On United Spirits, too, ICICI Direct has a buy rating with a target price of Rs 1,050 per share.
Similarly, it sees a significant upside in the share price of Globus Spirits, and expects it to touch Rs 1,750 by February next year, as the company is planning an aggressive capacity addition in the next two years.
“With doubling of the current capacity by FY24 to ~1230 KLPD, GSL plans to capitalise on the changing dynamics in the liquor space. Further, growing opportunities in IMIL space (better price points and growing aspirations) would lead to higher asset turnover and return ratios in the long run,” ICICI Direct said in a February report.
Although Radico Khaitan missed its revenue and margin estimates during the last quarter, prompting HDFC Securities to give a sell call on the counter in February. It noted that the company’s plan to spend Rs 740 crore on capex for a brownfield plant in Rampur and a greenfield plant in Sitapur would almost double its extra-neutral alcohol (ENA) production capacity and gross block. But since this indicates that the company is moving from an asset light to an asset heavy model, HDFC Securities saw the move as being risky, prompting the downgrade.
“The company is returning from asset light to asset heavy in an industry that has historically seen several headwinds. Thereby, it is adding risks in many ways. We cut the target multiple, from 38x P/E to 30x on Dec-23 EPS,” HDFC said.
Apart from such risks, liquor companies also have to contend with the rising cost of barley, a key ingredient in making alcohol, and of glass, which adds to bottling costs.

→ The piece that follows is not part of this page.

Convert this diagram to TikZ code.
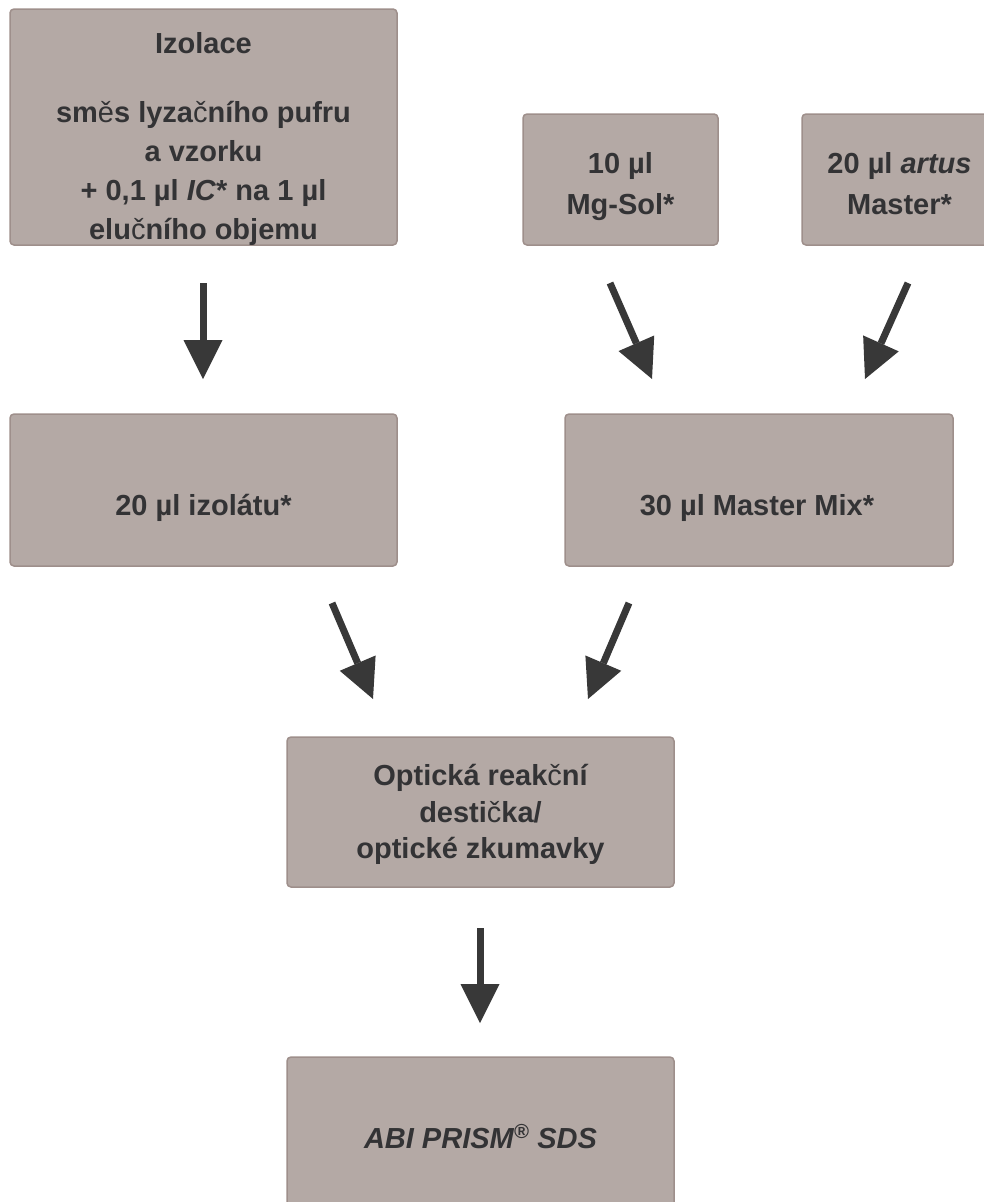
\documentclass[tikz,border=0pt]{standalone}
\usepackage{fontspec}
\setmainfont{Liberation Sans}
\usetikzlibrary{arrows.meta}
\definecolor{boxfill}{HTML}{B4A9A5}
\definecolor{boxline}{HTML}{9E8F8B}
\definecolor{txtcol}{HTML}{333335}
\definecolor{arrcol}{HTML}{383838}
\newcommand\thinch[1]{{\mdseries #1}}
\begin{document}
\begin{tikzpicture}[x=1pt,y=-1pt,
  box/.style={draw=boxline,line width=1.5pt,fill=boxfill,rounded corners=4pt,inner sep=0pt},
  lbl/.style={anchor=base,text=txtcol,font=\fontsize{29}{35}\selectfont\bfseries,inner sep=0pt},
  flow/.style={draw=arrcol,line width=7pt,-{Triangle[width=39pt,length=39pt,line width=0pt]}}]
\useasboundingbox (0,0) rectangle (984,1202);
\clip (0,0) rectangle (984,1202);
% boxes
\node[box,minimum width=387pt,minimum height=236pt] (izol) at (203.5,127) {};
\node[box,minimum width=195pt,minimum height=131pt] (mg) at (620.5,179.5) {};
\node[box,minimum width=195pt,minimum height=131pt] (artus) at (899.5,179.5) {};
\node[box,minimum width=387pt,minimum height=152pt] (izolat) at (203.5,490) {};
\node[box,minimum width=388pt,minimum height=152pt] (mix) at (759,490) {};
\node[box,minimum width=387pt,minimum height=150pt] (opt) at (480.5,812) {};
\node[box,minimum width=387pt,minimum height=163pt] (abi) at (480.5,1138.5) {};
% texts
\node[lbl] (izol1) at (203.5,53) {Izolace};
\node[lbl] (izol2) at (203.5,122) {sm\thinch{ě}s lyza\thinch{č}ního pufru};
\node[lbl] (izol3) at (203.5,161) {a vzorku};
\node[lbl] (izol4) at (203.5,200) {+ 0,1 µl \textit{IC}* na 1 µl};
\node[lbl] (izol5) at (203.5,239) {elu\thinch{č}ního objemu};
\node[lbl] (mg1) at (620.5,173) {10 µl};
\node[lbl] (mg2) at (620.5,214) {Mg-Sol*};
\node[lbl] (artus1) at (899.5,173) {20 µl \textit{artus}};
\node[lbl] (artus2) at (899.5,214) {Master*};
\node[lbl] (izolat1) at (203.5,515) {20 µl izolátu*};
\node[lbl] (mix1) at (757,515) {30 µl Master Mix*};
\node[lbl] (opt1) at (480.5,785) {Optická reak\thinch{č}ní};
\node[lbl] (opt2) at (480.5,822) {desti\thinch{č}ka/};
\node[lbl] (opt3) at (480.5,858) {optické zkumavky};
\node[lbl] (abi1) at (480.5,1148) {\textit{ABI PRISM\textsuperscript{®} SDS}};
% arrow end points
\coordinate (a1s) at (203,283); \coordinate (a1e) at (203,379);
\coordinate (a2s) at (610,283); \coordinate (a2e) at (652,379);
\coordinate (a3s) at (908,283); \coordinate (a3e) at (865,379);
\coordinate (a4s) at (332,603); \coordinate (a4e) at (373,699);
\coordinate (a5s) at (629,603); \coordinate (a5e) at (588,699);
\coordinate (a6s) at (480,928); \coordinate (a6e) at (480,1023);
\draw[flow] (a1s) -- (a1e);
\draw[flow] (a2s) -- (a2e);
\draw[flow] (a3s) -- (a3e);
\draw[flow] (a4s) -- (a4e);
\draw[flow] (a5s) -- (a5e);
\draw[flow] (a6s) -- (a6e);
\end{tikzpicture}
\end{document}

Barley prices have surged 65% over the last year.
A report in The Economic Times said this week that companies are seeking a 10-15% increase in prices of beer. While some states like Telangana and Haryana have increased prices, the others are yet to follow suit.
While governments have moved to rationalise taxes, companies want more. Liquor is still not under the Goods and Services Tax (GST) regime, and states continue to levy excise, VAT and other taxes like gallonage fee and licence fee under the old regime. As a result, up to 70% of the cost that the consumer pays, still goes into state coffers.
So, if there is a budget deficit, the government tries to get more money from the industry. And, if for political reasons it is so required, sale of alcohol is either banned or restricted.
Moreover, each of the 28 states of India lists down its own set of rules. For instance, liquor is prohibited in Gujarat and Bihar whereas Kerala and Tamil Nadu have imposed various restrictions on alcohol consumption.
Then there is the question of home delivery of alcohol. While a handful of states have begun allowing home delivery of alcohol via online apps like Swiggy, others have not, despite lobbying by the liquor industry.
Still, taxation and other restrictions aside, liquor consumption is not slowing down anytime soon. That’s good news for liquor stocks.